Four Great Ways to Screw Up Your IBP Project
We’ve Seen Many Great Projects Go Awry. These are the Top Four Problems You Can Easily Avoid.
By Robert Birdsall, Director SCMO2
There is a great tagline circulating in the world of advertising today. Farmer’s Insurance claims “We know a thing or two because we’ve seen a thing or two.” And their ads proceed to reenact real-life ridiculous claims that they have received.
Unfortunately, we can relate. Good IBP implementations can go bad for all kinds of reasons, but we’ve seen a few common missteps that will always lead you off the rails. Fortunately, you can avoid them all.

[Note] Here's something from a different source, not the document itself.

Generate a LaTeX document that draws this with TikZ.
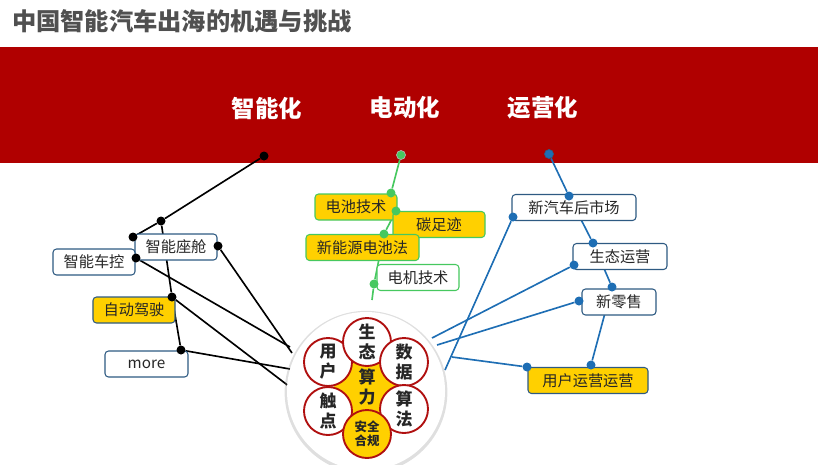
\documentclass[tikz,border=0pt]{standalone}
\usepackage{fontspec}
\setmainfont{Noto Sans CJK SC}
\usetikzlibrary{shadows}
\definecolor{bandred}{RGB}{176,0,0}
\definecolor{titlegray}{RGB}{80,80,80}
\definecolor{boxblue}{RGB}{46,90,130}
\definecolor{linkblue}{RGB}{30,110,180}
\definecolor{linkgreen}{RGB}{70,200,95}
\definecolor{hlyellow}{RGB}{255,208,0}
\definecolor{ringred}{RGB}{176,16,16}
\pgfdeclarelayer{bg}
\pgfsetlayers{bg,main}

\begin{document}
\begin{tikzpicture}[x=0.03cm, y=-0.03cm,
      box/.style={rectangle, rounded corners=3pt, draw=boxblue, line width=0.9pt, fill=white,
                  minimum height=0.78cm, inner sep=0pt, text=black!85,
                  font=\fontsize{13}{15}\selectfont},
      gbox/.style={box, draw=linkgreen},
      yel/.style={fill=hlyellow},
      dot/.style={circle, fill, inner sep=0pt, minimum size=0.27cm},
      link/.style={line width=1.4pt},
      ring/.style={circle, draw=ringred, line width=1.6pt, fill=white, minimum size=1.44cm,
                   inner sep=0pt, align=center, text=black!85,
                   font=\bfseries\fontsize{14.5}{17}\selectfont},
      band/.style={text=white, font=\bfseries\fontsize{20}{24}\selectfont}]
    \useasboundingbox (0,0) rectangle (818,464);

    % title and red band
    \node[anchor=west, text=titlegray, font=\bfseries\fontsize{20.7}{24}\selectfont] (title) at (8,21) {中国智能汽车出海的机遇与挑战};
    \begin{pgfonlayer}{bg}
      \fill[bandred] (0,47) rectangle (818,163);
    \end{pgfonlayer}
    \node[band] (smart) at (267,108) {智能化};
    \node[band] (elec)  at (405,108) {电动化};
    \node[band] (oper)  at (543,108) {运营化};

    % 智能化 branch
    \node[box, minimum width=2.46cm] (cabin) at (176,247) {智能座舱};
    \node[box, minimum width=2.46cm] (chassis) at (94,262) {智能车控};
    \node[box, yel, minimum width=2.46cm] (adas) at (134,310) {自动驾驶};
    \node[box, minimum width=2.49cm] (more) at (146.5,364) {more};
    \node[dot] (d0) at (264,156) {};
    \node[dot] (d1) at (161,221) {};
    \node[dot] (d2) at (133,237) {};
    \node[dot] (d3) at (136,258) {};
    \node[dot] (d4) at (218,246) {};
    \node[dot] (d5) at (172,297) {};
    \node[dot] (d6) at (181,350) {};

    % 电动化 branch
    \node[gbox, yel, minimum width=2.46cm] (batt) at (356,207) {电池技术};
    \node[gbox, yel, minimum width=2.76cm] (carbon) at (439,224.5) {碳足迹};
    \node[gbox, yel, minimum width=3.39cm] (law) at (362.5,247.5) {新能源电池法};
    \node[gbox, minimum width=2.46cm] (motor) at (418,277.5) {电机技术};
    \node[dot, fill=linkgreen, draw=gray!60, line width=0.6pt] (g0) at (401,155) {};
    \node[dot, fill=linkgreen] (g1) at (391,193) {};
    \node[dot, fill=linkgreen] (g2) at (396,211) {};
    \node[dot, fill=linkgreen] (g3) at (384,234) {};
    \node[dot, fill=linkgreen] (g4) at (374,284) {};
    \coordinate (g5) at (372,300);

    % 运营化 branch
    \node[box, minimum width=3.72cm] (after) at (574,207.5) {新汽车后市场};
    \node[box, minimum width=2.82cm] (eco) at (620,256.5) {生态运营};
    \node[box, minimum width=2.22cm] (retail) at (619,302) {新零售};
    \node[box, yel, minimum width=3.6cm] (userop) at (588,380.5) {用户运营运营};
    \node[dot, fill=linkblue, draw=boxblue, line width=0.6pt] (b0) at (549,154) {};
    \node[dot, fill=linkblue] (b1) at (569,196) {};
    \node[dot, fill=linkblue] (b2) at (513,217) {};
    \node[dot, fill=linkblue] (b3) at (593,243) {};
    \node[dot, fill=linkblue] (b4) at (574,265) {};
    \node[dot, fill=linkblue] (b5) at (612,287) {};
    \node[dot, fill=linkblue] (b6) at (579,301) {};
    \node[dot, fill=linkblue] (b7) at (591,365) {};
    \node[dot, fill=linkblue] (b8) at (527,367) {};

    % free ends at the hub
    \coordinate (hcab) at (292,353);
    \coordinate (hchs) at (290,347);
    \coordinate (hadas) at (290,387);
    \coordinate (hmore) at (290,369);
    \coordinate (hafter) at (445,370);
    \coordinate (heco) at (432,338);
    \coordinate (hretail) at (437,345);
    \coordinate (huser) at (452,357);

    \begin{pgfonlayer}{bg}
      \draw[link] (d0) -- (d1) -- (d2);
      \draw[link] (d1) -- (d5) -- (d6);
      \draw[link] (d4) -- (hcab);
      \draw[link] (d3) -- (hchs);
      \draw[link] (d5) -- (hadas);
      \draw[link] (d6) -- (hmore);
      \draw[link, linkgreen] (g0) -- (g1) -- (g2) -- (g3) -- (g4) -- (g5);
      \draw[link, linkblue] (b0) -- (b1) -- (b3) -- (b5) -- (b7);
      \draw[link, linkblue] (b2) -- (hafter);
      \draw[link, linkblue] (b4) -- (heco);
      \draw[link, linkblue] (b6) -- (hretail);
      \draw[link, linkblue] (b8) -- (huser);
    \end{pgfonlayer}

    % hub with the six rings
    \node[circle, fill=white, minimum size=4.74cm,
          drop shadow={shadow xshift=0pt, shadow yshift=-1pt, opacity=0.25, shadow scale=1.03}] (hub) at (366,391) {};
    \node[circle, fill=hlyellow, minimum size=1.98cm] (core) at (367,388) {};
    \node[ring] (user) at (328,362) {用\\户};
    \node[ring] (touch) at (328,411) {触\\点};
    \node[ring] (ecosys) at (367,342) {生\\态};
    \node[ring] (data) at (404,362) {数\\据};
    \node[ring] (algo) at (404,409) {算\\法};
    \node[ring, yel, font=\bfseries\fontsize{10.6}{12}\selectfont] (safe) at (367,434) {安全\\合规};
    \node[align=center, text=black!85, font=\bfseries\fontsize{14.5}{17}\selectfont] (power) at (367,387) {算\\力};
  \end{tikzpicture}
\end{document}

We outline them for you here and provide insights for avoiding these frequent oversights.
Each of these problems are united through the considerable pressure in today’s environment to achieve more with less. That pressure creates the temptation to take fatal shortcuts in your IBP project efforts, but shortcuts almost always result in a longer and more expensive route. Proper IBP implementation throughout your enterprise has no shortcut.
Push Forward Without Business Ownership and Engagement
Unlike many tool implementations, everything about IBP is driven by your business strategy and vision. It is not a transactional system (like accounts payable, sales order processing or warehouse logistics). It simply CAN NOT be planned and implemented by a project team working in isolation. You must partner business, IT and consulting to be successful. If you create a system that nobody can (or wants) to use, you will fail to achieve your outcomes 100% of the time.
Forget About the Data
IBP layers tools for planning and analytics on top of a database full of your most critical data. Forgetting or failing to implement robust data cleansing, transformation and validation steps as a part of your project will ultimately destroy your ability to utilize the tool. And it’s not just starting with a clean data set. You need to make sure that date retains it’s integrity over time as the system is used. If you can’t trust your inputs, you will never get trusted outputs.
StAcK iT uP
There’s a tendency for folks to overlap project activities in order to “accelerate” an IBP project. Unfortunately, all your business users already have full time jobs and there’s only so much that the selected business stakeholders on your project can do without bringing along the rest of the organization. Drowning the organization in new processes, without giving business leadership and end users a chance to properly engage, digest or provide feedback, will give always you poor results.
Do Everything at Once
IBP is built to be implemented quickly, with future cycles of updates and enhancements aligning with SAP’s quarterly releases. That means the way you want to do things today may not align three, six or 18 months from tomorrow. So don’t try to implement everything at once. Rather, plan to climb that mountain one step at a time and extend that momentum over the months and years to follow. Aiming to finish everything immediately and right now ensures your system will not scale over time.
IBP is a powerful and flexible toolset that is constantly evolving. If you pretend it’s an old-school IT application, you waste time, money and resources without getting the best results. Remember, we’re always here to help you avoid those pitfalls and bring about a more successful implementation.